Claro que quiero una sociedad en donde yo pueda ser lexicógrafa y optar a un puesto en una academia de la lengua sin que lo hagan porque hay que ser políticamente correctos y deben cumplir con una cuota de género, y me encantaría que mi salario no llegue a ser hasta 40 % menos que el de un hombre que ocupa el mismo cargo. Quiero que no me cobren el impuesto rosa. Pero sé que esos cambios no dependen de las palabras, sino de estructuras tanto políticas como económicas… que al igual que las estructuras de la lengua van a ir reflejando las estructuras del pensamiento de la sociedad. ¿Un avance? Que mi hermana pueda ser llamada médica porque ha estudiado muchos años para ejercer la medicina, pero aún quiero que mi amiga que es comunicadora y administradora pueda algún día ser gerente… o gerenta, sin que nos escandalicemos por el nombre del cargo que ella elija. Quiero que mis sobrinas gemelas puedan ser las líderes o las lideresas de un equipo deportivo o científico sin que un hombre diga que contar con mujeres guapas en su trabajo los distrae de sus labores. Quizás estemos más cerca de ello el día que mis sobrinos ocupen el “todos” cuando la mayoría de las personas son hombres, y el “todas” si la mayoría son mujeres. Porque nuestra lengua refleja lo que hay en la sociedad, y yo quiero una sociedad en la que no sea necesario normar lingüísticamente la inclusión del femenino en el masculino, porque ya recibimos un trato equitativo.

Y es que estas discusiones también abarcan cómo nombramos una realidad que incluya todas nuestras diferencias: si somos parte de la población LGTBI, discapacitados, ateos o de diferentes religiones. Pero coincido con Ignacio Bosque en que la enseñanza de las sutilezas y los secretos de nuestra lengua para nuestra niñez y juventud es lo que nos llevaría a expresarnos “con corrección y con rigor; de contribuir a que lo empleen para argumentar, desarrollar sus pensamientos, defender sus ideas, luchar por sus derechos y realizarse personal y profesionalmente. En plena igualdad, por supuesto”, como señala en su informe Sexismo lingüístico y visibilidad de la mujer.
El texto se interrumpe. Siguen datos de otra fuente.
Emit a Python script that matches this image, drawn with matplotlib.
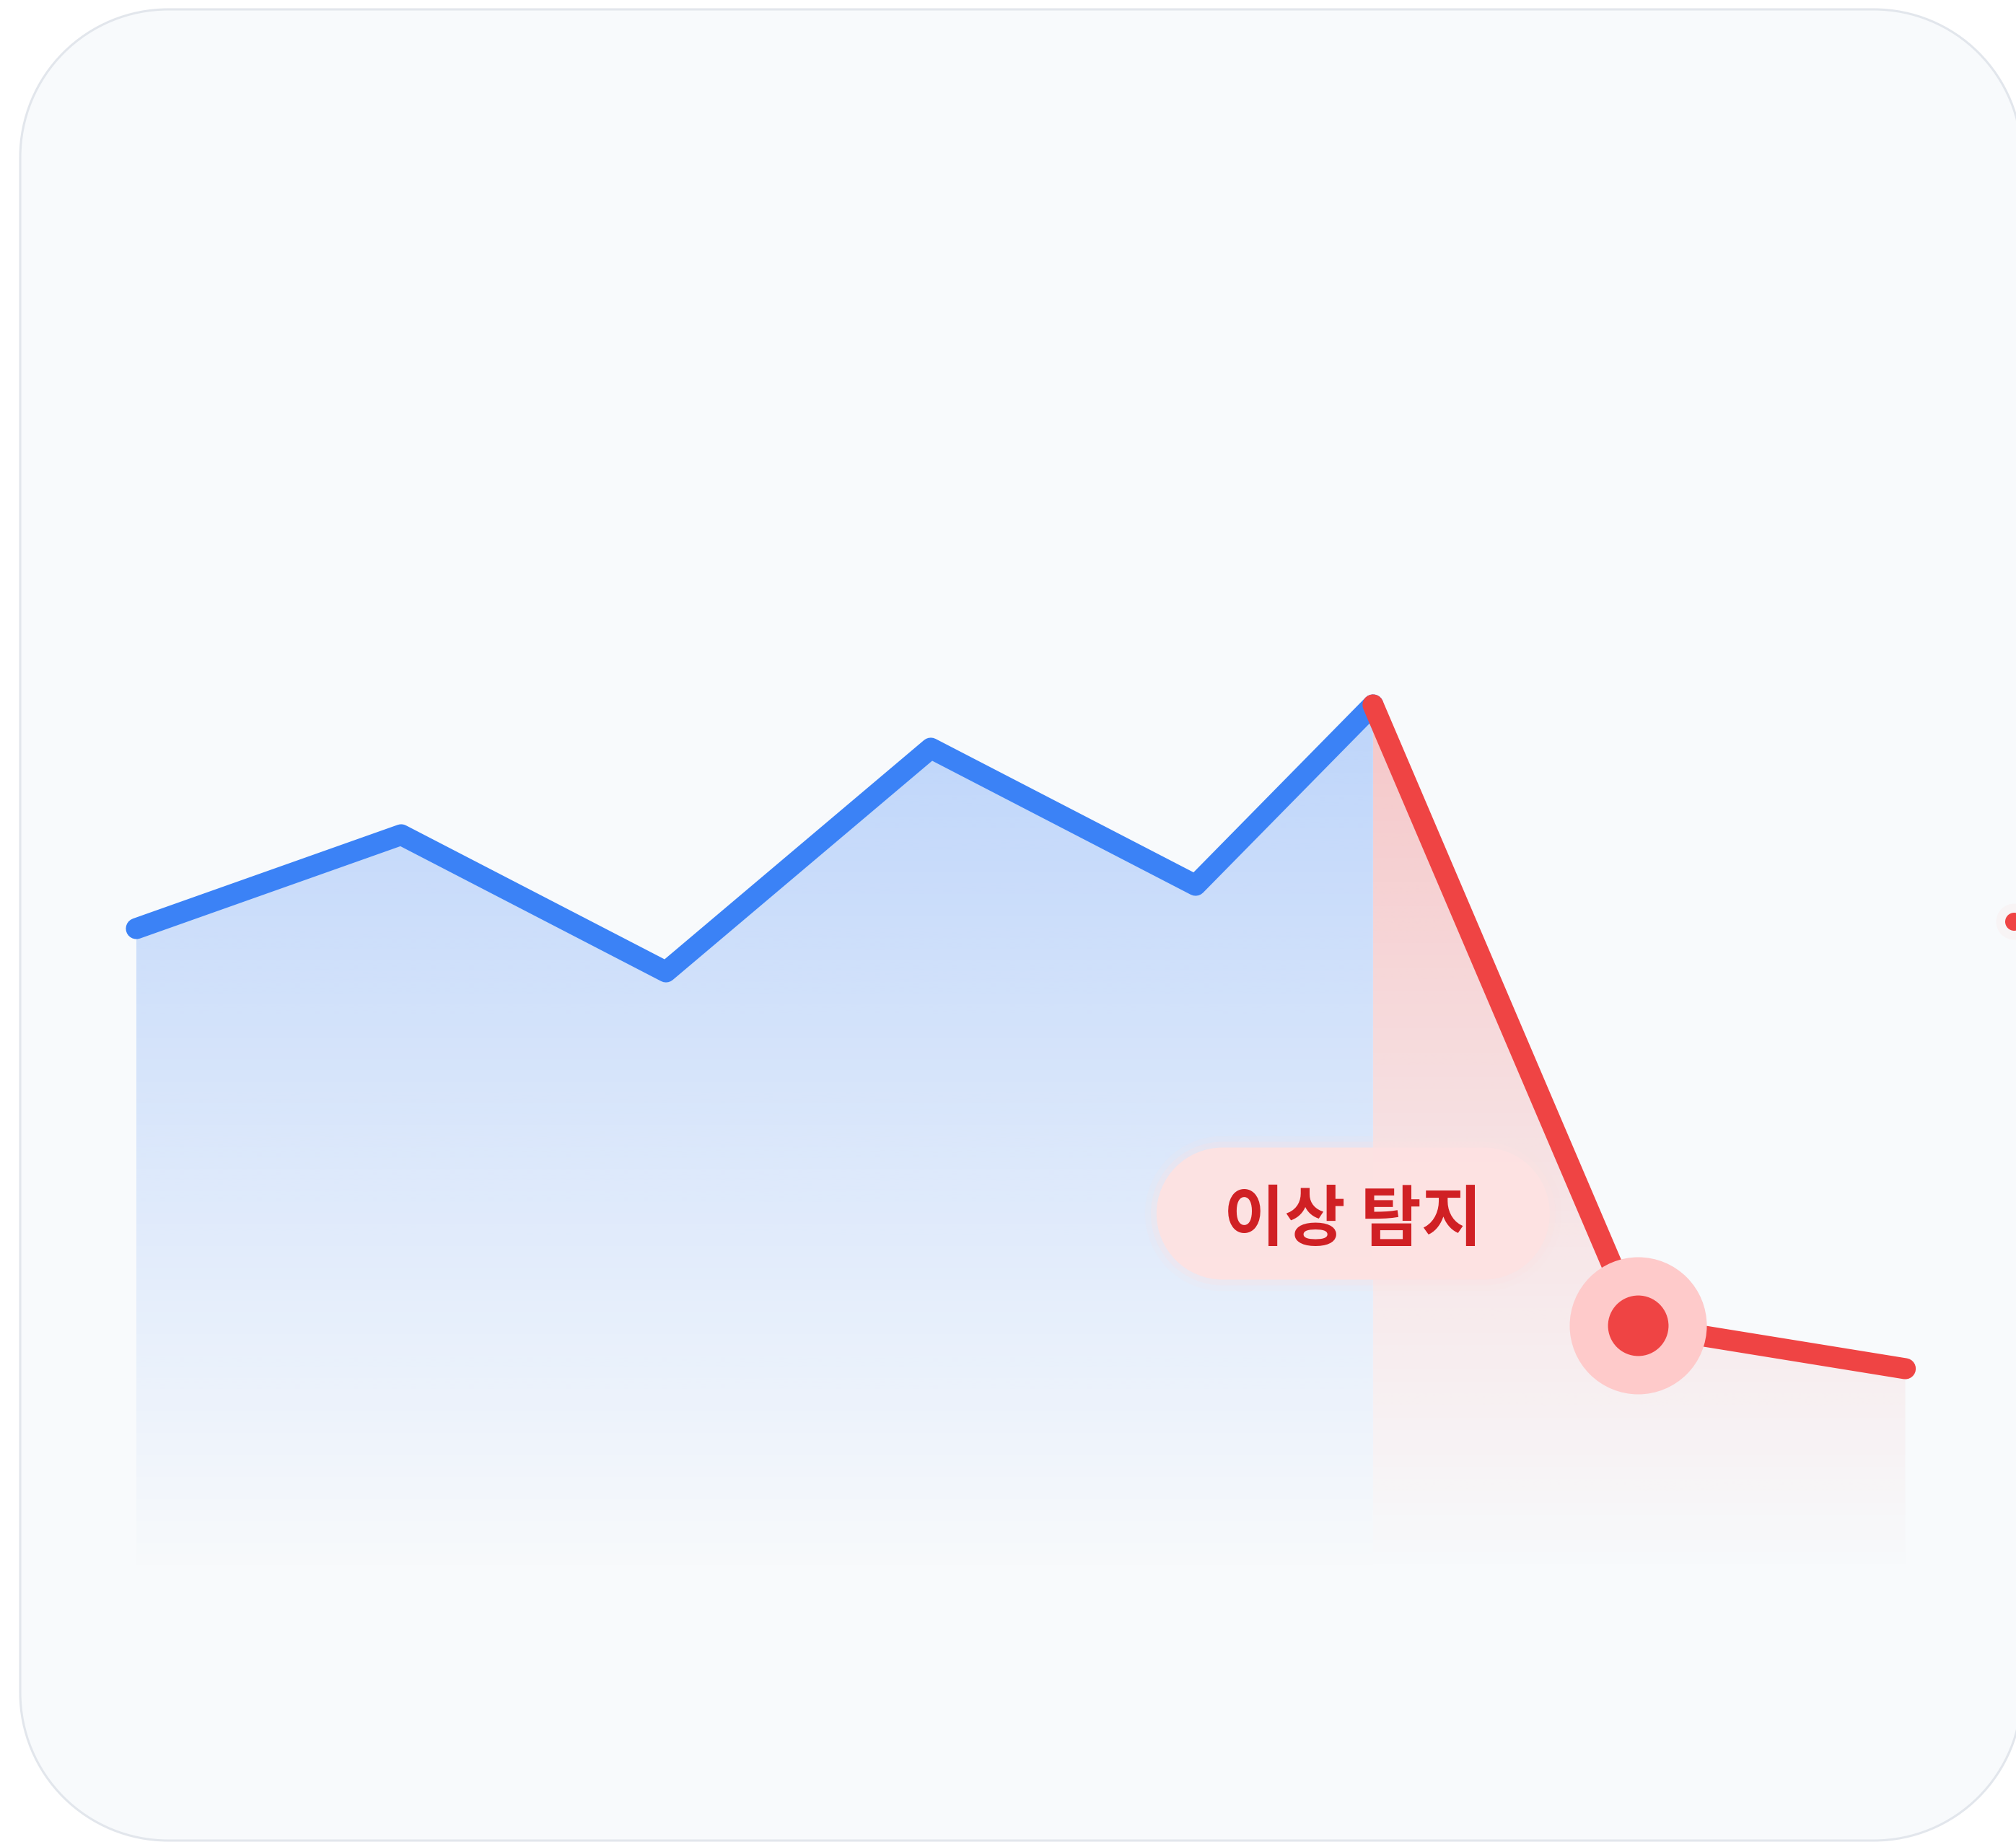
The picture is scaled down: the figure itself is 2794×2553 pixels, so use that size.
import numpy as np
import matplotlib.pyplot as plt
from matplotlib.path import Path
from matplotlib.patches import PathPatch
from matplotlib.transforms import ScaledTranslation
from matplotlib.colors import to_rgb

# normal series (blue) and the anomalous drop (red)
x_normal = [0, 1, 2, 3, 4, 4.67]
y_normal = [90, 103, 84, 115, 96, 121]
x_anom = [4.67, 5.67, 6.68]
y_anom = [121, 35, 29]

anomaly_x, anomaly_y = 5.67, 35
edge_x, edge_y = 7.09, 91

label = "이상 탐지"
label_x, label_y = 4.595, 50.5

W, H, DPI = 2794, 2553, 200
BLUE = '#3b82f6'
RED = '#ef4444'

fig = plt.figure(figsize=(W / DPI, H / DPI), dpi=DPI)
fig.patch.set_facecolor('white')
ax = fig.add_axes([0, 0, 1, 1])
ax.set_axis_off()
ax.patch.set_alpha(0)


def rounded_rect(x0, y0, w, h, r):
    # rectangle with true circular corners
    x1, y1 = x0 + w, y0 + h
    corners = [((x1 - r, y0 + r), -90, 0), ((x1 - r, y1 - r), 0, 90),
               ((x0 + r, y1 - r), 90, 180), ((x0 + r, y0 + r), 180, 270)]
    verts, codes = [], []
    for (cx, cy), t1, t2 in corners:
        arc = Path.arc(t1, t2)
        v = arc.vertices * r + [cx, cy]
        c = list(arc.codes)
        c[0] = Path.MOVETO if not verts else Path.LINETO
        verts.extend(v.tolist())
        codes.extend(c)
    verts.append(verts[0])
    codes.append(Path.CLOSEPOLY)
    return Path(verts, codes)


# card background
card = PathPatch(rounded_rect(28 / DPI, 2 / DPI, 2774 / DPI, 2538 / DPI, 205 / DPI),
                 transform=fig.dpi_scale_trans, fc='#f8fafc', ec='#e2e6ec',
                 lw=1.1, zorder=0, clip_on=False)
ax.add_patch(card)


def gradient_fill(xs, ys, color, alpha_top):
    poly = ax.fill_between(xs, ys, 0, color='none', lw=0)
    top = max(ys)
    rgba = np.zeros((256, 1, 4))
    rgba[..., :3] = to_rgb(color)
    rgba[:, 0, 3] = np.linspace(alpha_top, 0, 256)
    im = ax.imshow(rgba, extent=[xs[0], xs[-1], 0, top], aspect='auto',
                   origin='upper', interpolation='bilinear', zorder=1)
    im.set_clip_path(poly.get_paths()[0], ax.transData)


gradient_fill(x_normal, y_normal, BLUE, 0.31)
gradient_fill(x_anom, y_anom, RED, 0.28)

ax.plot(x_normal, y_normal, color=BLUE, lw=10.5, solid_capstyle='round',
        solid_joinstyle='round', zorder=3)
ax.plot(x_anom, y_anom, color=RED, lw=10.5, solid_capstyle='round',
        solid_joinstyle='round', zorder=4)

# anomaly point
ax.plot(anomaly_x, anomaly_y, 'o', ms=68.4, color='#fecaca', mec='none', zorder=5)
ax.plot(anomaly_x, anomaly_y, 'o', ms=30.2, color=RED, mec='none', zorder=6)

# dot cut off at the right edge
ax.plot(edge_x, edge_y, 'o', ms=18, color='#fecaca', alpha=0.12, mec='none', zorder=5)
ax.plot(edge_x, edge_y, 'o', ms=9, color=RED, mec='none', zorder=6)

# label pill with a soft edge
pill_w, pill_h = 545 / DPI, 183 / DPI
pill_tr = fig.dpi_scale_trans + ScaledTranslation(label_x, label_y, ax.transData)
for grow, a in [(16, 0.12), (8, 0.25), (0, 0.95)]:
    g = grow / DPI
    pill = PathPatch(rounded_rect(-pill_w / 2 - g, -pill_h / 2 - g, pill_w + 2 * g,
                                  pill_h + 2 * g, pill_h / 2 + g),
                     transform=pill_tr, fc='#fee2e2', ec='none', alpha=a, zorder=7)
    ax.add_patch(pill)

ax.text(label_x, label_y - 1.0, label, ha='center', va='center', fontsize=33,
        fontweight='bold', color='#d02024',
        family=['Noto Sans CJK KR', 'DejaVu Sans'], zorder=8)

ax.set_xlim(-189 / 367, (W - 189) / 367)
ax.set_ylim(-(H - 2187) / 10, 2187 / 10)

fig.savefig('out.png', dpi=DPI, facecolor='white')
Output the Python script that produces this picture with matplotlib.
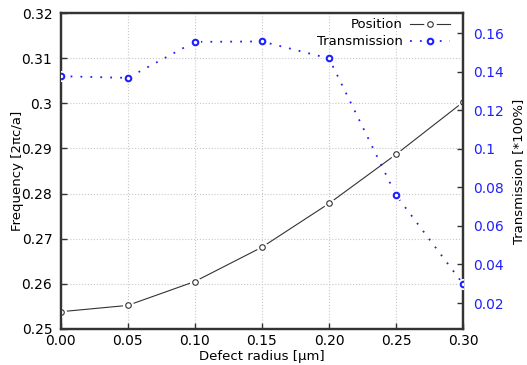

Ello implica que quizás las nuevas generaciones inventen palabras que específicamente incluyan a hombres y mujeres (como sibling, en inglés) o algo similar a un género neutro que nos permitan resolver este conflicto en específico. Quién sabe. Como recordó un amigo mío, la lengua es un ente vivo, y por tanto evoluciona. Para mientras, estimadas y estimados, creo que hay que reconocer que “uso no es abuso”, y que un lenguaje inclusivo ayuda al menos a que nos preguntemos qué hacemos con nuestra lengua en lo cotidiano, no solo con nosotras, sino con todo lo que es diferente a nosotros… y nosotras.